Let’s annotate the last “projection” operation as follows:

$$P_{2D}=\mathrm{Proj}([R|t], P_{3D})$$

Meaning, we get the 2D pixel position (P2D) from projecting the 3D point P3D and the rotation R and translation t between the camera and the object. The main problem under this projection regime is that it is based on calculations done over the 2D points in pixel coordinates, which are not very accurate and also quantized on the pixel grid. If we reproject the 3D points (project them back to 2D on the image) after finding the object pose [R|t] we often find the 2D positions at an offset from their positions in the image. The following picture shows the offsets, which usually occur in more contrast in extreme situations such as a strong angle to the camera, or in presence of blur.

Our goal is to find the camera position parameters such that all these 2D offsets are as small as possible. To put this in a formula, we wish to solve the following minimization problem, which looks for the optimal [R|t] that minimize the residuals:

\hat{[R|t]} = \mathop{\arg\min}_{[R|t]} \sum_i \Vert \mathrm{Proj}([R|t],P_i^{\mathrm{3D}}) - P_i^{\mathrm{2D}} \Vert^2

The difference between the reprojected 3D point and the 2D point is called the residual. And in general we call this problem a least-squares problem since we square the residual. This particular case is a nonlinear least squares problem, since the Proj(.) operator is nonlinear. With this formulation in place, we can also introduce into the optimization problem e.g. the camera intrinsic parameters and find optimal values for those as well:

\hat{[R|t]},\hat{\{P^\mathrm{3D}\}},\hat{K} = \mathop{\arg\min}_{[R|t],\{P^\mathrm{3D}\},K} \sum_i \Vert \mathrm{Proj}([R|t],P_i^{\mathrm{3D}},K) - P_i^{\mathrm{2D}} \Vert^2

This is an example of calculating the residuals in Python with OpenCV from corresponding 2D-3D point pairs and outputting a list of residuals:

def calcResiduals(Rt):
projPts2d,_ = cv2.projectPoints(pts3d, Rt[:3], Rt[3:], K, None)
return (np.squeeze(projPts2d2) - pts2d21).ravel()
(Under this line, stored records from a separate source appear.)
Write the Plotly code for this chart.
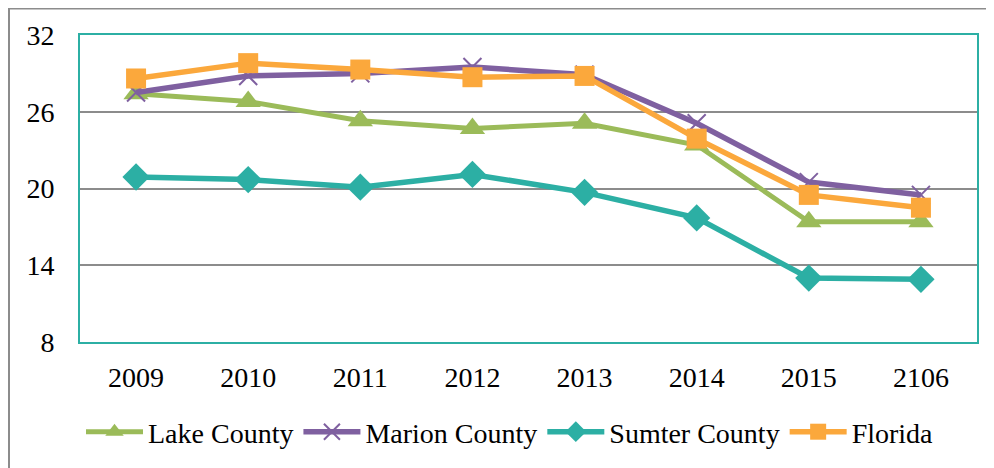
import plotly.graph_objects as go

years = ["2009", "2010", "2011", "2012", "2013", "2014", "2015", "2106"]
lake = [27.4, 26.8, 25.3, 24.7, 25.1, 23.4, 17.4, 17.4]
marion = [27.5, 28.8, 29.0, 29.5, 28.9, 25.1, 20.5, 19.5]
sumter = [20.9, 20.7, 20.1, 21.1, 19.7, 17.7, 13.0, 12.9]
florida = [28.6, 29.8, 29.3, 28.7, 28.8, 23.9, 19.5, 18.5]
y_ticks = [8, 14, 20, 26, 32]

FONT = "Liberation Serif"
FS = 28

# page is rendered with an 8px body margin; figure coords = page coords - 8
L, T, R, B = 72, 27, 25, 134
PW, PH = 994 - L - R, 468 - T - B

fig = go.Figure()
fig.add_trace(go.Scatter(x=years, y=lake, name="Lake County", mode="lines+markers",
                         line=dict(color="#9BBB59", width=5),
                         marker=dict(symbol="triangle-up", size=22, color="#9BBB59")))
fig.add_trace(go.Scatter(x=years, y=marion, name="Marion County", mode="lines+markers",
                         line=dict(color="#7F60A0", width=5.5),
                         marker=dict(symbol="x-thin", size=18, color="#7F60A0",
                                     line=dict(color="#7F60A0", width=2))))
fig.add_trace(go.Scatter(x=years, y=sumter, name="Sumter County", mode="lines+markers",
                         line=dict(color="#2CAFA4", width=5.5),
                         marker=dict(symbol="diamond", size=21, color="#2CAFA4")))
fig.add_trace(go.Scatter(x=years, y=florida, name="Florida", mode="lines+markers",
                         line=dict(color="#FBA83C", width=5.5),
                         marker=dict(symbol="square", size=20, color="#FBA83C")))

fig.update_layout(
    width=994, height=468,
    margin=dict(l=L, r=R, t=T, b=B, autoexpand=False),
    paper_bgcolor="white", plot_bgcolor="white",
    font=dict(family=FONT, size=FS, color="black"),
    showlegend=True,
    legend=dict(orientation="h", x=(510 - 8 - L) / PW, xanchor="center",
                y=(PH - 424 + T) / PH, yanchor="middle", itemwidth=57,
                font=dict(family=FONT, size=FS), itemclick=False,
                traceorder="normal"),
    xaxis=dict(type="category", range=[-0.5, 7.5], showgrid=False,
               showline=True, linecolor="#2CAFA4", linewidth=2, mirror=True,
               ticks="outside", ticklen=9, tickcolor="rgba(0,0,0,0)",
               tickfont=dict(family=FONT, size=FS), automargin=False),
    yaxis=dict(range=[8, 32], tickvals=y_ticks, showgrid=True,
               gridcolor="#8C8C8C", gridwidth=2,
               showline=True, linecolor="#2CAFA4", linewidth=2, mirror=True,
               ticks="outside", ticklen=18, tickcolor="rgba(0,0,0,0)",
               tickfont=dict(family=FONT, size=FS), zeroline=False, automargin=False),
    shapes=[dict(type="rect", xref="paper", yref="paper",
                 x0=(1 - L) / PW, x1=1.1, y0=-0.6, y1=(PH + T - 0.5) / PH,
                 line=dict(color="#8C8C8C", width=2), layer="below")],
)

fig.write_html("out.html")
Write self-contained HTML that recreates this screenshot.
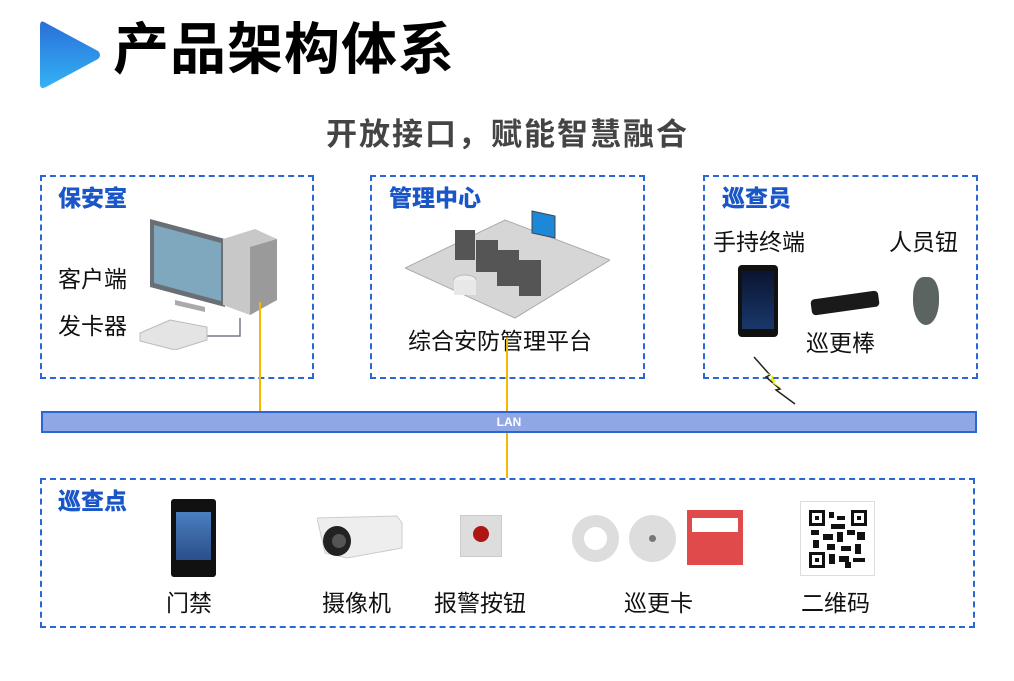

Luckily, there are many algorithms and software packages for solving nonlinear least squares problems, such as the Ceres Solver, various MATLAB methods, Python’s SciPy, and many others. For example, with SciPy and OpenCV one could solve the problem like so:

res = scipy.optimize.least_squares(calcResiduals,
np.hstack([
cv2.Rodrigues(R)[0],
t[np.newaxis]
]).ravel())

## Solving BA for 3D Jigs

So far we’ve discussed BA in general terms, however our optimization goals for 3D jigs are a little different. When we build our 3D jigs we are in essence building a 3D map. Mapping (and Localization) is a well-known problem in e.g. autonomous navigation and odometry, where a vehicle needs to orient itself in the world based on observations from cameras. Our jig mapping technique is similar to SLAM (Simultaneous Localization and Mapping) algorithms, in that it builds a map of the observed world incrementally, and occasionally performs BA on it to reduce residual error from the various linear estimation algorithms.

As mentioned in the first section, in one given frame we may see some markers but not others, and as the mapping progresses we have more clues about the position of markers with respect to one another. We start with the fist visible markers and note their 3D structure, assuming this structure will never change. For example the transformation between marker 1 and marker 2 is noted T12. In a later frame, we no longer see marker 1 but marker 3 is revealed, while marker 2 stays visible. We note the transformation from 2 to 3 with T23, and from 1 to 3 by concatenating the transformations: T13 = T12T23.

The mapping process introduces further errors into the map, compounded with the intrinsic error of recovering the 3D pose of the marker we discussed earlier. The concatenation of transformations compounds the errors, to the point where degenerate cases can occur. We must apply BA to alleviate the compound errors, otherwise the jig mapping process will fail.

One option for optimization is to fix the transformations that we obtain from the camera pose estimation, and that would look similar to the BA formulation from before. We are looking for a CamP that will minimize the residuals where the 3D points are given:

\hat{\mathrm{CamP}} = \mathop{\arg\min}_{\mathrm{CamP}} \sum_i \Vert \mathrm{Proj}(\mathrm{CamP},P_i^{\mathrm{3D}}) - P_i^{\mathrm{2D}} \Vert^2

However, we note that the camera pose is derived from the 3D points (through 2D-3D correspondence). Therefore we could optimize the coordinates of 3D points themselves, and recalculate the camera pose from them. We fix the camera pose and minimize based on the 3D points, looking for the optimal 3D points that minimize the 2D reprojection residual:

\hat{\{P^{\mathrm{3D}}\}} = \mathop{\arg\min}_{\{P^{\mathrm{3D}}\}} \sum_i \Vert \mathrm{Proj}(\mathrm{CamP},P_i^{\mathrm{3D}}) - P_i^{\mathrm{2D}} \Vert^2

This trick primarily helps us in getting an optimal set of 3D points that are on the object and their errors with respect to the originating 2D points form the images is minimal. We maintain the relationship between 3D map points and their markers ID, so that in runtime we can find 2D-3D correspondences and recover the object pose, with solvePnP. On a new incoming frame we locate the 2D positions of marker corners and match them to the 3D points in the map, so overall we can find the pose of the object from many 2D-3D points together, averaging out the error.

We can clearly see that after performing the BA on the 3D jig map, the 2D offsets are reduced and the object pose estimation will be far better.

## Conclusions

Jigs in Tulip Vision offer a wide range of use cases for sensing operations on the shop-floor. With new 3D jig capabilities, new use cases can be enabled such as tracking complex tools that will be visible from different angles, like handheld tools. By using Jig mapping and bundle adjustment we are able to produce complex object maps with minimal error and optimized geometry. Jigs are available to use in Tulip right away, with the optimization built in. Use them to track your tools, workstation equipment and even materials.